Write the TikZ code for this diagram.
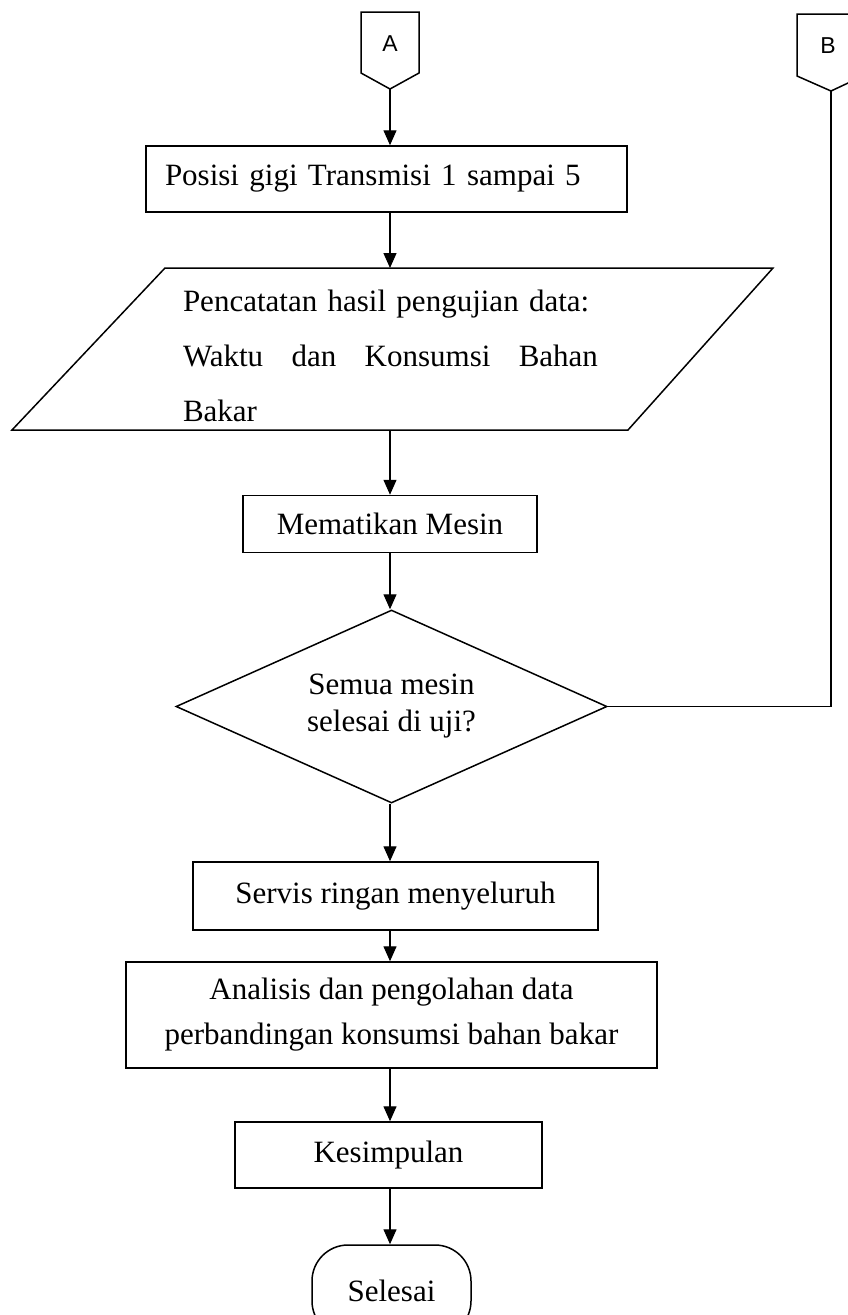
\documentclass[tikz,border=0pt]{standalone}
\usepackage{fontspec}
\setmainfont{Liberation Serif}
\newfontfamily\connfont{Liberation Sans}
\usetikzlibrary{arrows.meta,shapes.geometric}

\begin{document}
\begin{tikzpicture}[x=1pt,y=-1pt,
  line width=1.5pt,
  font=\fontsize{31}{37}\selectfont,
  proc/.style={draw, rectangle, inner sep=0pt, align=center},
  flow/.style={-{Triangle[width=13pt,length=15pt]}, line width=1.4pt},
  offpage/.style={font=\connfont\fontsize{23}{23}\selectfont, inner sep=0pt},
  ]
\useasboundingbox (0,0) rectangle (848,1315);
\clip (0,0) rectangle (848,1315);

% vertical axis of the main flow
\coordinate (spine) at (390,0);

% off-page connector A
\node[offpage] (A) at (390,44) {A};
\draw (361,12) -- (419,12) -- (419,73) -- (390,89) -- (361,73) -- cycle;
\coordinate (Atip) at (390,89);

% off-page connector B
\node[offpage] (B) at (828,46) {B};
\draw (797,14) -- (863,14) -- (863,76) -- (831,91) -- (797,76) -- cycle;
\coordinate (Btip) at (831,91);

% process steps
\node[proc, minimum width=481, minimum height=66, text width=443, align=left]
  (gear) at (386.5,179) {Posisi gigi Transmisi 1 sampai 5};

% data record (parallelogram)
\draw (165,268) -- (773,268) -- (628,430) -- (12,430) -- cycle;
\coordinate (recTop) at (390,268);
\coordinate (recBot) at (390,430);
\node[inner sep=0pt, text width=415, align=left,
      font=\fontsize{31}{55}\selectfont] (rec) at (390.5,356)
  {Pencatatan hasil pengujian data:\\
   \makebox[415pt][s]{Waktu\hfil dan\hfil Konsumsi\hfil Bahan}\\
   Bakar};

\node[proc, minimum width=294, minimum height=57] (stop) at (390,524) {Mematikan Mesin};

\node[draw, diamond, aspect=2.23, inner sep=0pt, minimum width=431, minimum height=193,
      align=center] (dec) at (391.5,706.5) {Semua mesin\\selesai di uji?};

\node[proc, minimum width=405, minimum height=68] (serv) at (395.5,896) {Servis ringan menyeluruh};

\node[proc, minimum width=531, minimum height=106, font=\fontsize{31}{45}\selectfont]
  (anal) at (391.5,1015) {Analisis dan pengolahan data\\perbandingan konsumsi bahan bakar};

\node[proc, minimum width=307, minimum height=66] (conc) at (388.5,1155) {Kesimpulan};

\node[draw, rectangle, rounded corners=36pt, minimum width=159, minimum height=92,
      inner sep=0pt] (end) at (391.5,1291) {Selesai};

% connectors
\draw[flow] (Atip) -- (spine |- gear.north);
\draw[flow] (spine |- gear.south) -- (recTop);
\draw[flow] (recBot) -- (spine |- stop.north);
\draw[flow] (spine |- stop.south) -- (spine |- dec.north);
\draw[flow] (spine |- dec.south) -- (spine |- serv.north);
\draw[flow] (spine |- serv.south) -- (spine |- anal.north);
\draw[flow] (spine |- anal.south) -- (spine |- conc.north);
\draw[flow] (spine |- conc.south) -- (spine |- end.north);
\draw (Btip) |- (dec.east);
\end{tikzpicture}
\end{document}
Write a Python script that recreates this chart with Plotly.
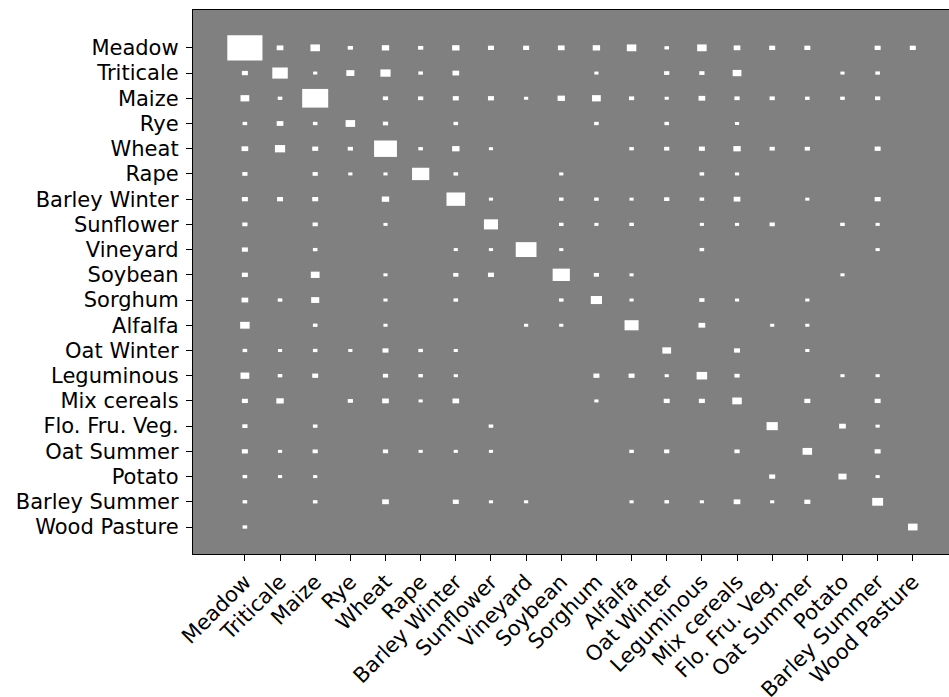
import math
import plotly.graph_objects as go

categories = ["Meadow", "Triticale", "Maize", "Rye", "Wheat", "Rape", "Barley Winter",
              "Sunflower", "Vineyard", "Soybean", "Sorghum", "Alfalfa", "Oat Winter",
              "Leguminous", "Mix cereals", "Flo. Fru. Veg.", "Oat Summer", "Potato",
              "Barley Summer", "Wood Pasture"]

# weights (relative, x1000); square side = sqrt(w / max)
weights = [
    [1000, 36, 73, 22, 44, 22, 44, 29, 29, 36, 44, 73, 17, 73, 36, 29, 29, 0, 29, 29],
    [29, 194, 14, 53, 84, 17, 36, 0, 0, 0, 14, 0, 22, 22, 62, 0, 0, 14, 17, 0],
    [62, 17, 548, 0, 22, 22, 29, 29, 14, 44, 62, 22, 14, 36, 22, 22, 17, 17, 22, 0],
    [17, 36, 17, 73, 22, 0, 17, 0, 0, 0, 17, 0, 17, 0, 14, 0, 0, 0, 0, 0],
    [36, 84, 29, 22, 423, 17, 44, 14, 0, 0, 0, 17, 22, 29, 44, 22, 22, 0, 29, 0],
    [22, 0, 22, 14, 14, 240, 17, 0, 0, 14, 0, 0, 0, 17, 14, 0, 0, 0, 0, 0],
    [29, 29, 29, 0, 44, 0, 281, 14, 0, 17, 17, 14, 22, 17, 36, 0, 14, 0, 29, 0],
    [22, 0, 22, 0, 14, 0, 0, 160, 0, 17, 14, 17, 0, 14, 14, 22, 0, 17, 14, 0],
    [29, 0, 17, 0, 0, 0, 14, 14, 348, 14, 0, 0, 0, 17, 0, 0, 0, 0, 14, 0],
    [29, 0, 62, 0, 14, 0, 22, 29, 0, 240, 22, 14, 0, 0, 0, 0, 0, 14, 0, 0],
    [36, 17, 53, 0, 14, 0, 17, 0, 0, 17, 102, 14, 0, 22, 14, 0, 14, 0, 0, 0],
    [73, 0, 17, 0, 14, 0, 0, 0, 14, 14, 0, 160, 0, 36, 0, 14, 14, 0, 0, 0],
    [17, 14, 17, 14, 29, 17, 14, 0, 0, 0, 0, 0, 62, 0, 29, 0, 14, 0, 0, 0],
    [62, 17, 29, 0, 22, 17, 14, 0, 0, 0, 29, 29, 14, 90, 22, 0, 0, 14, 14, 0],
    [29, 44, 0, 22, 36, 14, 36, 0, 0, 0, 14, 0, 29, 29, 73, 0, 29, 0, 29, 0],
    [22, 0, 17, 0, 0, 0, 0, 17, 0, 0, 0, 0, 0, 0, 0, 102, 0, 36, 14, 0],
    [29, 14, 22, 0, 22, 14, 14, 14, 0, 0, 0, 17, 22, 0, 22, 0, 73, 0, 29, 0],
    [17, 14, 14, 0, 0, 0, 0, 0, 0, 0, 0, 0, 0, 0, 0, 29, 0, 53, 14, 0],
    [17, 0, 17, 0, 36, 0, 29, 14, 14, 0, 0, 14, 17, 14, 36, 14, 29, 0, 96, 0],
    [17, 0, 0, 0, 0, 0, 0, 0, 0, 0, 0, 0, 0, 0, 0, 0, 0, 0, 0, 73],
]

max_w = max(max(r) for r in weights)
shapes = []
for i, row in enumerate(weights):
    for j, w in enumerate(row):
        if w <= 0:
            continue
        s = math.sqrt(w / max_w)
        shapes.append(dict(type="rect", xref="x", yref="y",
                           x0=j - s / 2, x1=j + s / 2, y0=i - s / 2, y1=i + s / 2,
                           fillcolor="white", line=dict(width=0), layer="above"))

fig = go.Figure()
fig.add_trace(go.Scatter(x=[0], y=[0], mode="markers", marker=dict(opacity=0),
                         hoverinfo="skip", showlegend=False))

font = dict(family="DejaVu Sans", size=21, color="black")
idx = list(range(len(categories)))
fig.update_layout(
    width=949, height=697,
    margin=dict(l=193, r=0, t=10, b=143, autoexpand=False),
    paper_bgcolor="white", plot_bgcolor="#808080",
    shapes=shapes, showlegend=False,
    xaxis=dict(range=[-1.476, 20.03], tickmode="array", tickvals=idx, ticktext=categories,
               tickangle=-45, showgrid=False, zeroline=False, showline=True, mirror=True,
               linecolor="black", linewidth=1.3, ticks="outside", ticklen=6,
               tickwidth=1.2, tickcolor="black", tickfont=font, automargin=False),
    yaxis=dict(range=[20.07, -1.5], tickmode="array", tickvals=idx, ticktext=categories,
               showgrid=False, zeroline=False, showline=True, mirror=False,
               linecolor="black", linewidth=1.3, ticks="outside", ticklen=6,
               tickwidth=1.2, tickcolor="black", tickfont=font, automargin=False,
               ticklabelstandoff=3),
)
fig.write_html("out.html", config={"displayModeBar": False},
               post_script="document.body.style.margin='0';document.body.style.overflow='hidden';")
:::::
Directions for this task
Would you reproduce the lines above, from the very first through the line containing "(Atip) at (390,89);", exactly and without the pictures?

In response
Write the TikZ code for this diagram.
\documentclass[tikz,border=0pt]{standalone}
\usepackage{fontspec}
\setmainfont{Liberation Serif}
\newfontfamily\connfont{Liberation Sans}
\usetikzlibrary{arrows.meta,shapes.geometric}

\begin{document}
\begin{tikzpicture}[x=1pt,y=-1pt,
  line width=1.5pt,
  font=\fontsize{31}{37}\selectfont,
  proc/.style={draw, rectangle, inner sep=0pt, align=center},
  flow/.style={-{Triangle[width=13pt,length=15pt]}, line width=1.4pt},
  offpage/.style={font=\connfont\fontsize{23}{23}\selectfont, inner sep=0pt},
  ]
\useasboundingbox (0,0) rectangle (848,1315);
\clip (0,0) rectangle (848,1315);

% vertical axis of the main flow
\coordinate (spine) at (390,0);

% off-page connector A
\node[offpage] (A) at (390,44) {A};
\draw (361,12) -- (419,12) -- (419,73) -- (390,89) -- (361,73) -- cycle;
\coordinate (Atip) at (390,89);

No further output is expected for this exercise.